Addressing the full scope
Abating scope 1 and 2 emissions should be high on the agenda for miners, if not already in progress. These are either direct emissions from company-owned and controlled resources or indirect emissions from the generation of purchased energy. There are several opportunities for miners to reduce scope 1 and 2 emissions on-site. Renewable energy — solar and wind for example — is the most cost-effective abatement initiative and can reduce emissions significantly depending on site conditions. Plus, switching to renewables can be a smart use of the land that surrounds the mine.
Fleet electrification and replacing diesel with zero-carbon fuel options across the value chain are also opportunities to decrease on-site emissions. But these measures alone will not fully decarbonize a mine. Emissions from processing, ventilation, heating and cooling and backup power generation remain significant. Carbon capture and storage will be needed to achieve a net-zero target, potentially alongside other forms of carbon offsets.
The real game changer will be abating scope 3. These are indirect emissions that occur in the value chain and not owned by the company, making it difficult to track and reduce. Reducing scope 3 emissions will require mining and metals companies to make big changes in how they operate, collaborate more with clients to decarbonize the whole value chain and articulate the value to stakeholders. This last mile of decarbonization is hard, and data collaboration poses potential limitations to the accuracy and completeness of data needed to support targets. For miners, the key challenge will be to encourage and empower parties across the value chain to be carbon neutral.

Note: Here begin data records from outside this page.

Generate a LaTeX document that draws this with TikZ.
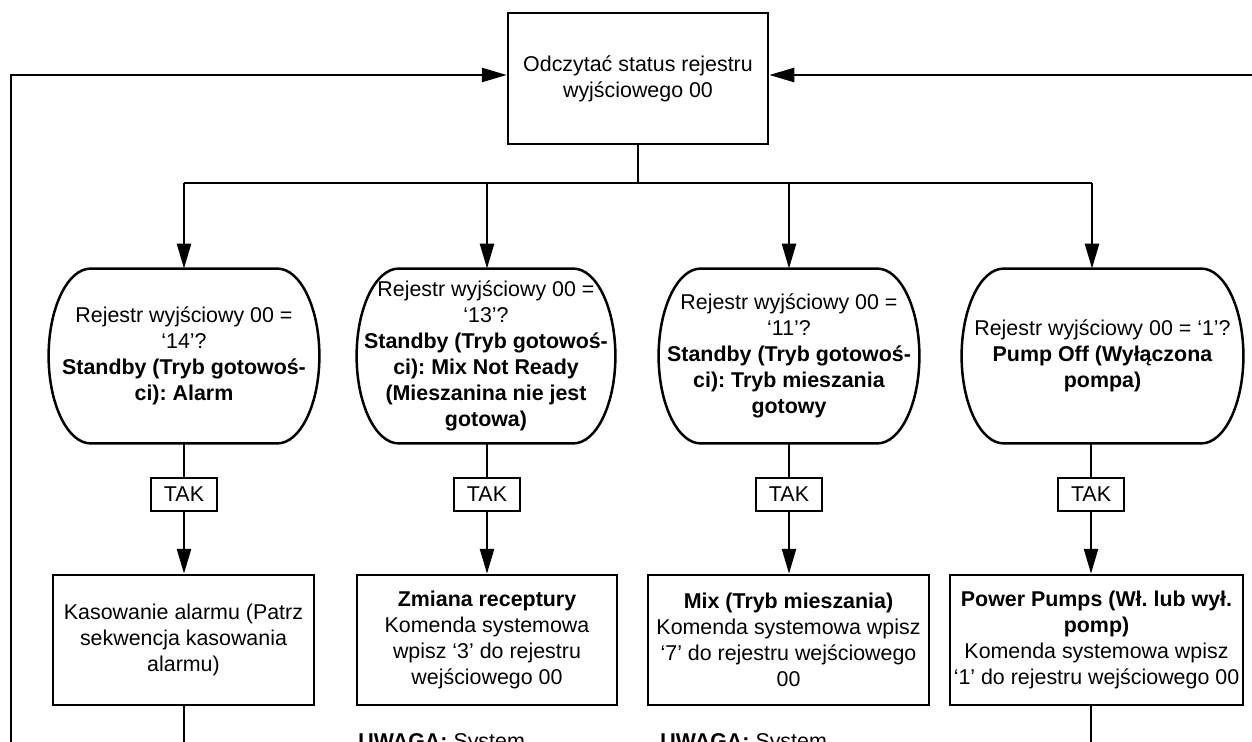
\documentclass[tikz,border=0pt]{standalone}
\usepackage{fontspec}
\setmainfont{Liberation Sans}
\usetikzlibrary{arrows.meta, calc}
\frenchspacing
\newcommand{\fsz}{\fontsize{10.7}{13}\selectfont}
\tikzset{
  wire/.style={line width=1.25pt},
  flo/.style={wire, -{Triangle[length=12.5pt, width=7pt]}},
  proc/.style={draw, wire, minimum height=65pt, inner sep=0pt, align=center, font=\fsz},
  deci/.style={minimum height=87pt, inner sep=0pt, align=center, font=\fsz},
  yes/.style={draw, wire, minimum width=33pt, minimum height=16.5pt, inner sep=0pt, font=\fsz},
  note/.style={anchor=base west, inner sep=0pt, font=\fsz}
}
\newcommand{\decshape}[1]{\draw[wire] ($(#1.north west)+(42,0)$) -- ($(#1.north east)+(-42,0)$)
	.. controls +(23,0) and +(0,-48) .. (#1.east)
	.. controls +(0,48) and +(23,0) .. ($(#1.south east)+(-42,0)$)
	-- ($(#1.south west)+(42,0)$)
	.. controls +(-23,0) and +(0,48) .. (#1.west)
	.. controls +(0,-48) and +(-23,0) .. ($(#1.north west)+(42,0)$) -- cycle;}

\begin{document}
\begin{tikzpicture}[x=0.5pt, y=-0.5pt]
		\useasboundingbox (0,0) rectangle (1252,742);
		\node[proc, minimum width=130pt, minimum height=65.5pt] (top) at (638,78.5) {Odczytać status rejestru\\wyjściowego 00};
		\coordinate (b1) at (184,183);
		\coordinate (b2) at (487,183);
		\coordinate (b3) at (789,183);
		\coordinate (b4) at (1092,183);
		\node[deci, minimum width=135pt] (d1) at (184,356) {Rejestr wyjściowy 00 =\\‘14’?\\\textbf{Standby (Tryb gotowoś-}\\\textbf{ci): Alarm}};
		\node[deci, minimum width=129pt] (d2) at (486,356) {Rejestr wyjściowy 00 =\\‘13’?\\\textbf{Standby (Tryb gotowoś-}\\\textbf{ci): Mix Not Ready}\\\textbf{(Mieszanina nie jest}\\\textbf{gotowa)}};
		\node[deci, minimum width=130pt] (d3) at (789,356) {Rejestr wyjściowy 00 =\\‘11’?\\\textbf{Standby (Tryb gotowoś-}\\\textbf{ci): Tryb mieszania}\\\textbf{gotowy}};
		\node[deci, minimum width=140.5pt] (d4) at (1102.5,356) {Rejestr wyjściowy 00 = ‘1’?\\\textbf{Pump Off (Wyłączona}\\\textbf{pompa)}};
		\foreach \n in {d1,d2,d3,d4} {\decshape{\n}}
		\node[yes] (t1) at (184,494.5) {TAK};
		\node[yes] (t2) at (487,494.5) {TAK};
		\node[yes] (t3) at (789,494.5) {TAK};
		\node[yes] (t4) at (1091,494.5) {TAK};
		\node[proc, minimum width=130.5pt] (p1) at (183.5,640) {Kasowanie alarmu (Patrz\\sekwencja kasowania\\alarmu)};
		\node[proc, minimum width=130pt] (p2) at (487,640) {\textbf{Zmiana receptury}\\Komenda systemowa\\wpisz ‘3’ do rejestru\\wejściowego 00};
		\node[proc, minimum width=140.5pt] (p3) at (788.5,640) {\textbf{Mix (Tryb mieszania)}\\Komenda systemowa wpisz\\‘7’ do rejestru wejściowego\\00};
		\node[proc, minimum width=146.5pt] (p4) at (1096.5,640) {\textbf{Power Pumps (Wł. lub wył.}\\\textbf{pomp)}\\Komenda systemowa wpisz\\‘1’ do rejestru wejściowego 00};
		\node[note] (n2) at (358,748) {\textbf{UWAGA:} System};
		\node[note] (n3) at (660,748) {\textbf{UWAGA:} System};
		\coordinate (l1) at (11,770);
		\coordinate (l2) at (11,75);
		\coordinate (r2) at (1262,75);
		\coordinate (e1) at (184,770);
		\coordinate (e4) at (1091,770);
		\draw[wire] (top.south) -- (top.south |- b1);
		\draw[wire] (b1) -- (b4);
		\draw[flo] (b1) -- (b1 |- d1.north);
		\draw[flo] (b2) -- (b2 |- d2.north);
		\draw[flo] (b3) -- (b3 |- d3.north);
		\draw[flo] (b4) -- (b4 |- d4.north);
		\draw[wire] (t1 |- d1.south) -- (t1.north);
		\draw[wire] (t2 |- d2.south) -- (t2.north);
		\draw[wire] (t3 |- d3.south) -- (t3.north);
		\draw[wire] (t4 |- d4.south) -- (t4.north);
		\draw[flo] (t1.south) -- (t1 |- p1.north);
		\draw[flo] (t2.south) -- (t2 |- p2.north);
		\draw[flo] (t3.south) -- (t3 |- p3.north);
		\draw[flo] (t4.south) -- (t4 |- p4.north);
		\draw[wire] (e1 |- p1.south) -- (e1);
		\draw[wire] (e4 |- p4.south) -- (e4);
		\draw[flo] (l1) -- (l2) -- (l2 -| top.west);
		\draw[flo] (r2) -- (r2 -| top.east);
	\end{tikzpicture}
\end{document}
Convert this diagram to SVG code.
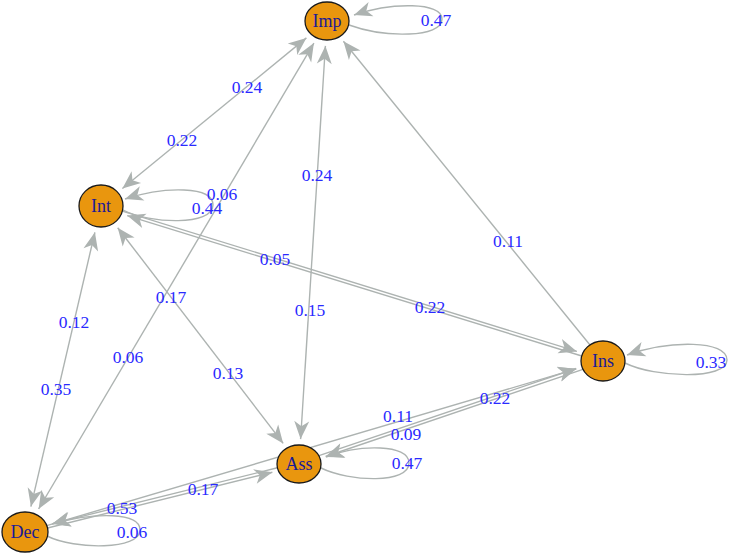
<svg xmlns="http://www.w3.org/2000/svg" width="729" height="553" viewBox="0 0 729 553">
<style>
.e{fill:none;stroke:#adb3b1;stroke-width:1.4}
.n ellipse{fill:#e9960e;stroke:#1a1a1a;stroke-width:1.3}
.n text{font-family:"Liberation Serif",serif;font-size:18px;fill:#1a1a96;text-anchor:middle}
.l{font-family:"Liberation Serif",serif;font-size:17.5px;fill:#2a2aff;text-anchor:middle}
</style>
<defs>
<marker id="ah" markerUnits="userSpaceOnUse" viewBox="-19 -8 19 16" refX="0" refY="0" markerWidth="19" markerHeight="16" orient="auto-start-reverse">
<path d="M0,0 L-18,-7.5 L-13,0 L-18,7.5 Z" fill="#adb3b1"/>
</marker>
</defs>
<g id="connectors">
<path class="e" d="M306.4,37.9 L122.4,188.5" marker-start="url(#ah)" marker-end="url(#ah)"/>
<path class="e" d="M313.9,43.1 L38.6,509" marker-start="url(#ah)" marker-end="url(#ah)"/>
<path class="e" d="M325.4,45.9 L300.6,439.1" marker-start="url(#ah)" marker-end="url(#ah)"/>
<path class="e" d="M590,345 L343.4,41.2" marker-end="url(#ah)"/>
<path class="e" d="M122.3,211.1 L576.9,351.4" marker-end="url(#ah)"/>
<path class="e" d="M581.8,356 L127.2,215.6" marker-end="url(#ah)"/>
<path class="e" d="M117.7,227.7 L283.2,443.4" marker-start="url(#ah)" marker-end="url(#ah)"/>
<path class="e" d="M94.9,232.3 L30.9,506.6" marker-start="url(#ah)" marker-end="url(#ah)"/>
<path class="e" d="M46.8,525.6 L576.3,368.9" marker-end="url(#ah)"/>
<path class="e" d="M319,455.7 L576.2,368.5" marker-end="url(#ah)"/>
<path class="e" d="M582.9,369.4 L325.6,456.5" marker-end="url(#ah)"/>
<path class="e" d="M47.5,528 L272.4,472.2" marker-end="url(#ah)"/>
<path class="e" d="M277.4,467.8 L52.6,523.6" marker-end="url(#ah)"/>
<path class="e" d="M349,25 C385,38 442,38 442,19 C442,2 392,2 354,15" marker-end="url(#ah)"/>
<path class="e" d="M123,210 C150,224 213,226 213,205 C213,186 165,186 125,199" marker-end="url(#ah)"/>
<path class="e" d="M625,363 C655,378 727,380 727,360 C727,340 670,340 627,355" marker-end="url(#ah)"/>
<path class="e" d="M321,468 C350,482 409,484 409,463 C409,444 360,444 326,457" marker-end="url(#ah)"/>
<path class="e" d="M47,536 C75,550 140,550 140,530 C140,512 95,512 52,524" marker-end="url(#ah)"/>
</g>
<g id="edge-labels">
<text class="l" x="436" y="26">0.47</text>
<text class="l" x="247" y="93">0.24</text>
<text class="l" x="182" y="146">0.22</text>
<text class="l" x="222" y="200">0.06</text>
<text class="l" x="207" y="214">0.44</text>
<text class="l" x="317" y="181">0.24</text>
<text class="l" x="508" y="247">0.11</text>
<text class="l" x="275" y="265">0.05</text>
<text class="l" x="171" y="303">0.17</text>
<text class="l" x="310" y="316">0.15</text>
<text class="l" x="430" y="313">0.22</text>
<text class="l" x="74" y="328">0.12</text>
<text class="l" x="128" y="363">0.06</text>
<text class="l" x="228" y="379">0.13</text>
<text class="l" x="711" y="368">0.33</text>
<text class="l" x="56" y="395">0.35</text>
<text class="l" x="398" y="422">0.11</text>
<text class="l" x="495" y="404">0.22</text>
<text class="l" x="406" y="440">0.09</text>
<text class="l" x="407" y="469">0.47</text>
<text class="l" x="122" y="514">0.53</text>
<text class="l" x="203" y="495">0.17</text>
<text class="l" x="132" y="538">0.06</text>
</g>
<g id="node-Imp" class="n"><ellipse cx="327" cy="21" rx="22" ry="19"/><text x="327" y="27">Imp</text></g>
<g id="node-Int" class="n"><ellipse cx="101" cy="206" rx="22" ry="21"/><text x="101" y="212">Int</text></g>
<g id="node-Ins" class="n"><ellipse cx="603" cy="361" rx="22" ry="20"/><text x="603" y="367">Ins</text></g>
<g id="node-Ass" class="n"><ellipse cx="299" cy="464" rx="22" ry="19"/><text x="299" y="470">Ass</text></g>
<g id="node-Dec" class="n"><ellipse cx="25" cy="532" rx="23" ry="20"/><text x="25" y="538">Dec</text></g>
</svg>
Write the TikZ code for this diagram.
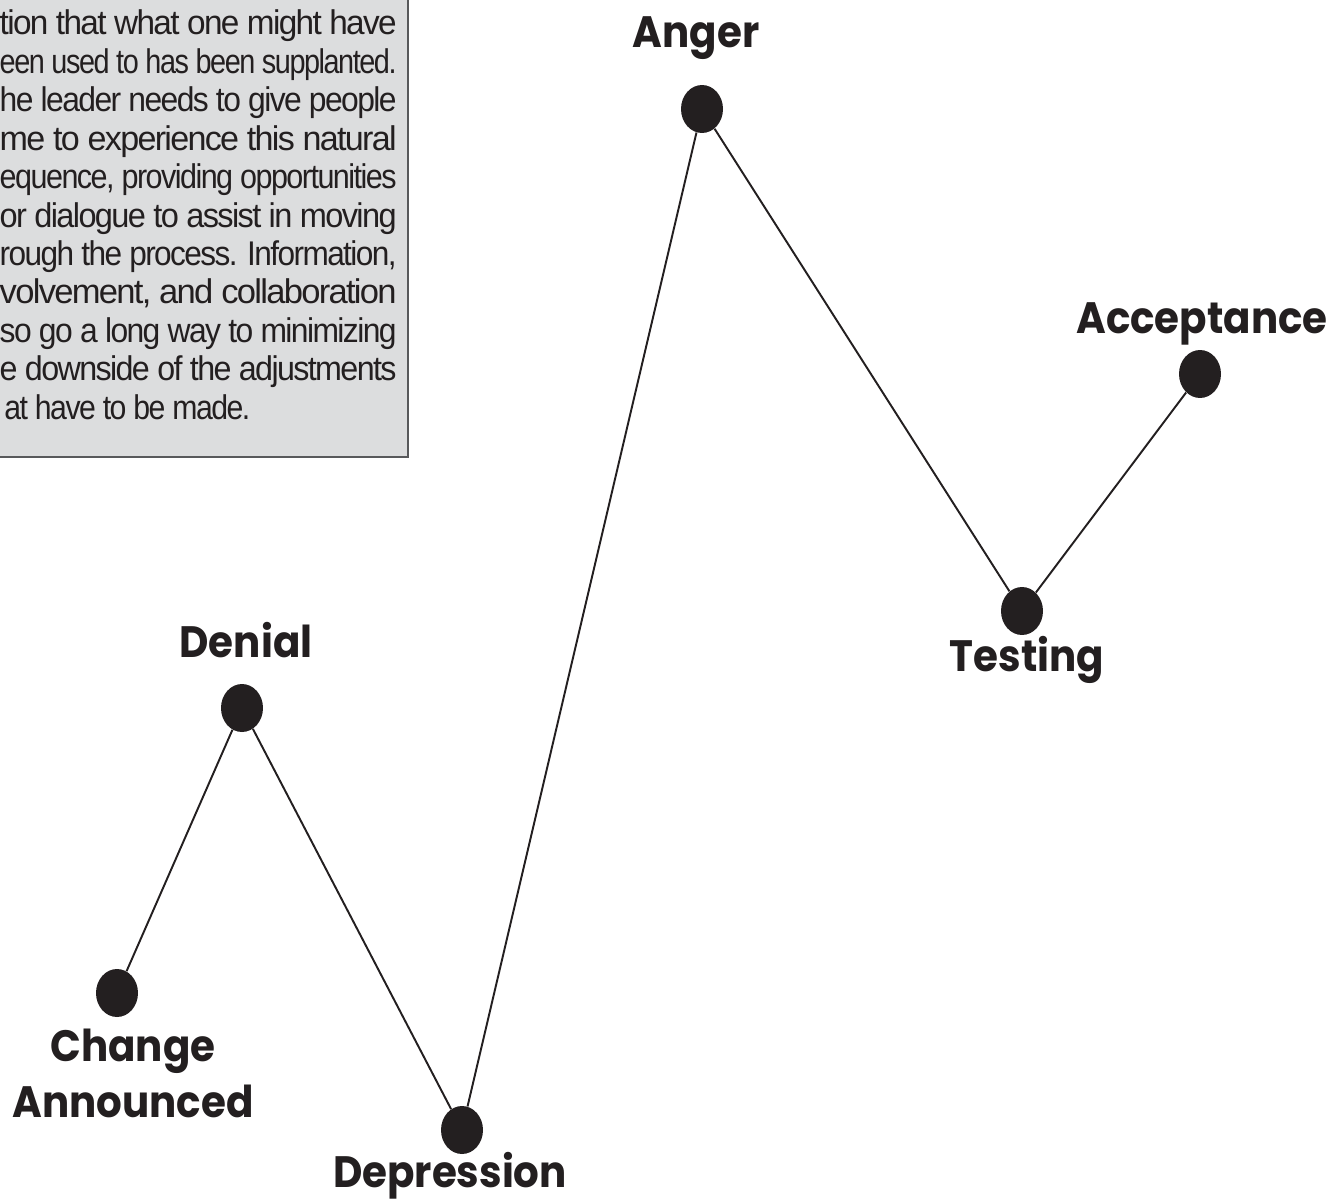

Communicating transparently to drive lasting value
The Canadian Securities Administrators published proposals in the fall that would introduce climate disclosures for public companies that are largely in line with the standards set by the Task Force on Climate-related Financial Disclosures (TCFD). And similarly, the US Security and Exchange Commission, is reviewing proposed regulation for mandatory climate risk disclosures for public companies, which is expected to be implemented in early 2022.
With climate risk moving up the agenda, companies need to be prepared for climate-related disclosures to be added to the scope of their external audits. Though research by the EY Global Climate Risk Barometer finds that Canadian companies are responding to the recommendations of the TCFD and producing more robust disclosures around their climate change and governance strategies than their global peers, they still have work to do. One of the biggest missing elements was that identified risks and opportunities are not tied to scenario analysis.
Within the TCFD framework, scenario analysis is the critical planning stage that turns theory into tangible, actionable strategies. It’s vital for leading-class reporting because climate change risks are inherently longer-term and more complex than traditional business risks. Taking a robust climate risk scenario analysis, looking carefully at the broad risks and opportunities that climate change presents to the business and the industry as a whole, will be important in delivering trusted and financially material reporting insight to help stakeholders better understand the company’s long-term value strategy.
Amid uncertainty around emerging carbon legislation, miners need to respond appropriately to shareholder pressure to meet climate targets and avoid committing to potentially unrealistic goals. Sharing their road map to net zero and their successes along the way will be key to gaining investor confidence and, potentially, competitive advantage.